SpaceX IPO reportedly approaching 4x oversubscribed with $250B demand
The largest IPO in history is drawing so much interest that crypto investors are reportedly selling Bitcoin to get in on the action.
SpaceX is attempting to raise $75 billion in what would be the largest initial public offering ever conducted, and the demand appears to be wildly outpacing supply. Reports suggest institutional and retail interest has reached roughly $150 billion, making the offering at least twice oversubscribed, with social media chatter pushing that figure as high as $250 billion, or nearly four times the shares available.
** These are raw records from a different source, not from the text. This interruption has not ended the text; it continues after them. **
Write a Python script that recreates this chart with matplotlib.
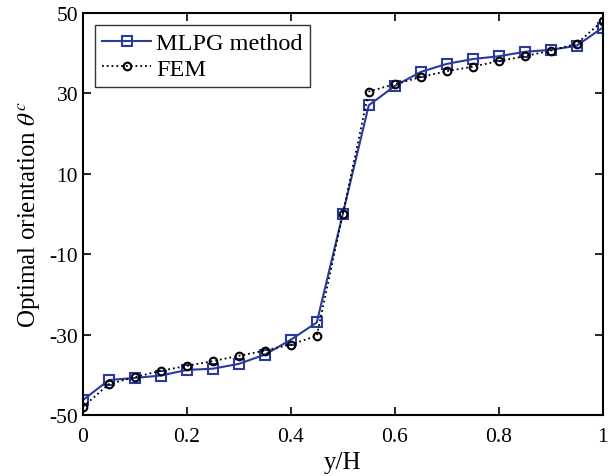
import numpy as np
import matplotlib
matplotlib.use('Agg')
import matplotlib.pyplot as plt

plt.rcParams['font.family'] = 'Liberation Serif'
plt.rcParams['mathtext.fontset'] = 'stix'
plt.rcParams['axes.unicode_minus'] = False

# y/H positions
y_h = [0, 0.05, 0.1, 0.15, 0.2, 0.25, 0.3, 0.35, 0.4, 0.45, 0.5,
       0.55, 0.6, 0.65, 0.7, 0.75, 0.8, 0.85, 0.9, 0.95, 1.0]

# optimal orientation values
mlpg = [-46.3, -41.3, -40.8, -40.2, -38.8, -38.5, -37.3, -35.0, -31.3, -27.0, 0.0,
        27.0, 31.8, 35.3, 37.3, 38.5, 39.2, 40.3, 40.8, 41.8, 46.3]
fem = [-48.0, -42.3, -40.6, -39.0, -37.8, -36.6, -35.3, -34.0, -32.5, -30.3, 0.0,
       30.4, 32.3, 34.0, 35.5, 36.6, 38.0, 39.2, 40.6, 42.3, 48.0]

xticks = [0, 0.2, 0.4, 0.6, 0.8, 1]
yticks = [-50, -30, -10, 10, 30, 50]

fig = plt.figure(figsize=(6.12, 4.77), dpi=100)
ax = fig.add_axes([0.1356, 0.128, 0.849, 0.843])

ax.plot(y_h, mlpg, '-s', color='#2a3a9c', linewidth=1.5, markersize=7,
        markerfacecolor='none', markeredgewidth=1.5, label='MLPG method')
ax.plot(y_h, fem, ':o', color='black', linewidth=1.3, markersize=5.5,
        markerfacecolor='none', markeredgewidth=1.5, label='FEM')

ax.set_xlim(0, 1)
ax.set_ylim(-50, 50)
ax.set_xticks(xticks)
ax.set_xticklabels(['0', '0.2', '0.4', '0.6', '0.8', '1'])
ax.set_yticks(yticks)
ax.tick_params(direction='in', top=True, right=True, labelsize=15.5, length=6, width=1.2)
ax.tick_params(axis='x', pad=9)
for s in ax.spines.values():
    s.set_linewidth(1.5)

ax.set_xlabel('y/H', fontsize=18, labelpad=3)
ax.set_ylabel('Optimal orientation $\\theta^c$', fontsize=18, labelpad=5)

leg = ax.legend(loc='upper left', fontsize=17.5, frameon=True, fancybox=False,
                edgecolor='black', handlelength=2.0, borderpad=0.3,
                labelspacing=0.15, handletextpad=0.2, borderaxespad=0.5)
leg.get_frame().set_linewidth(1.0)

fig.savefig('out.png', dpi=100)
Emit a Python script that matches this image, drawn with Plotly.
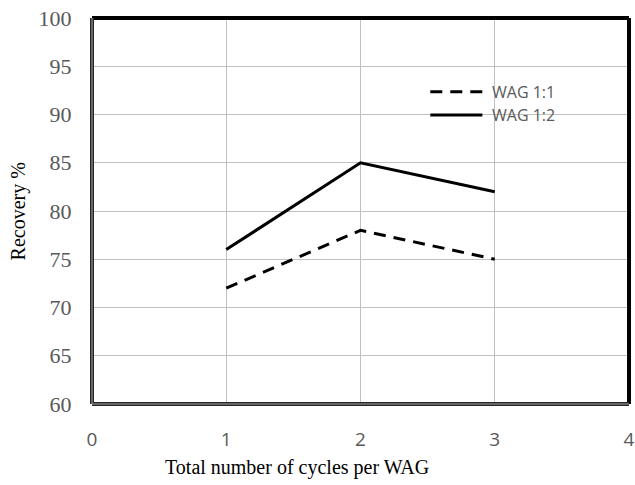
import plotly.graph_objects as go

cycles = [1, 2, 3]
wag_1_1 = [72, 78, 75]
wag_1_2 = [76, 85, 82]
series_names = ["WAG 1:1", "WAG 1:2"]
x_ticks = [0, 1, 2, 3, 4]
y_ticks = [60, 65, 70, 75, 80, 85, 90, 95, 100]

DASHED = dict(color="black", width=3, dash="12px,8px")
SOLID = dict(color="black", width=3)

fig = go.Figure()
fig.add_trace(go.Scatter(x=cycles, y=wag_1_1, mode="lines", name=series_names[0],
                         line=DASHED, showlegend=False))
fig.add_trace(go.Scatter(x=cycles, y=wag_1_2, mode="lines", name=series_names[1],
                         line=SOLID, showlegend=False))

fig.update_layout(
    width=635, height=485,
    margin=dict(l=92, r=6, t=18, b=81),
    paper_bgcolor="white", plot_bgcolor="white",
    xaxis=dict(range=[0, 4], tickvals=x_ticks, showgrid=True, gridcolor="#C0C0C0",
               gridwidth=1, zeroline=False, showline=False, automargin=False,
               ticks="outside", ticklen=18, tickcolor="rgba(0,0,0,0)",
               ticklabeloverflow="allow",
               tickfont=dict(family="Open Sans", size=19, color="#595959")),
    yaxis=dict(range=[60, 100], tickvals=y_ticks, showgrid=True, gridcolor="#C0C0C0",
               gridwidth=1, zeroline=False, showline=False, automargin=False,
               ticks="outside", ticklen=15, tickcolor="rgba(0,0,0,0)",
               tickfont=dict(family="Liberation Serif", size=22, color="#595959")),
    annotations=[
        dict(text="Total number of cycles per WAG", xref="paper", yref="paper",
             x=0.381, y=-0.165, xanchor="center", yanchor="middle", showarrow=False,
             font=dict(family="Liberation Serif", size=20, color="black")),
        dict(text="Recovery %", xref="paper", yref="paper", textangle=-90,
             x=-0.137, y=0.5, xanchor="center", yanchor="middle", showarrow=False,
             font=dict(family="Liberation Serif", size=20, color="black")),
    ],
)

# Legend box: white panel over the gridlines, line samples and labels
paper = dict(xref="paper", yref="paper")
fig.add_shape(type="rect", x0=0.604, x1=0.879, y0=0.711, y1=0.856,
              fillcolor="white", line=dict(width=0), layer="between", **paper)
leg_rows = [0.809, 0.749]
for name, style, yy in zip(series_names, [DASHED, SOLID], leg_rows):
    fig.add_shape(type="line", x0=0.630, x1=0.727, y0=yy, y1=yy,
                  line=style, layer="above", **paper)
    fig.add_annotation(text=name, x=0.742, y=yy, xanchor="left", yanchor="middle",
                       showarrow=False,
                       font=dict(family="Open Sans", size=16, color="#595959"), **paper)

# Frame: solid top/right edges, double-ruled left/bottom edges
frame = dict(type="line", layer="above", **paper)
fig.add_shape(x0=0, y0=1, x1=1, y1=1, line=dict(color="black", width=4), **frame)
fig.add_shape(x0=1, y0=0, x1=1, y1=1, line=dict(color="black", width=4), **frame)
fig.add_shape(x0=0, y0=0, x1=0, y1=1, line=dict(color="#262626", width=4), **frame)
fig.add_shape(x0=0, y0=0, x1=1, y1=0, line=dict(color="#262626", width=4), **frame)
fig.add_shape(x0=0, y0=0, x1=0, y1=1, line=dict(color="#A6A6A6", width=1), **frame)
fig.add_shape(x0=0, y0=0, x1=1, y1=0, line=dict(color="#A6A6A6", width=1), **frame)

fig.write_html("out.html")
The company is targeting a valuation between $1.75 trillion and $1.8 trillion.
The numbers behind the frenzy
SpaceX filed confidentially for the IPO in April and May, with a fixed share price of $135. The company updated its prospectus in early June and is targeting a trading debut around June 12 on Nasdaq under the ticker SPCX.
The confirmed demand of around $150 billion already makes this an extraordinary event. The $250 billion figure circulating on social media remains unverified.
In a departure from the typical IPO playbook, SpaceX has allocated up to 30% of its shares for retail investors through platforms like Robinhood and Fidelity. Traditional IPOs typically reserve a much smaller slice for non-institutional buyers.
Why SpaceX commands this kind of demand
SpaceX’s Starlink satellite internet business provides broadband connectivity to millions of users across the globe. The company also dominates the commercial launch market, with its reusable Falcon 9 rockets fundamentally changing the economics of getting payloads to orbit.
SpaceX completed an acquisition of xAI in February 2026, integrating Elon Musk’s artificial intelligence venture into the broader SpaceX ecosystem.
SpaceX was valued at around $350 billion in late 2024 during secondary market transactions. Reaching a $1.75 trillion-plus valuation roughly 18 months later represents a dramatic increase in valuation.
What this means for crypto investors
Reports indicate that some crypto investors are liquidating Bitcoin positions specifically to participate in the SpaceX IPO. If that pattern holds at scale, it introduces a novel source of selling pressure on Bitcoin that has nothing to do with regulation, macroeconomic fear, or exchange blowups.
The 30% retail allocation amplifies this dynamic. Retail investors, who tend to have more concentrated portfolios and are disproportionately represented in crypto markets, now have a direct on-ramp to SpaceX shares through platforms like Robinhood and Fidelity.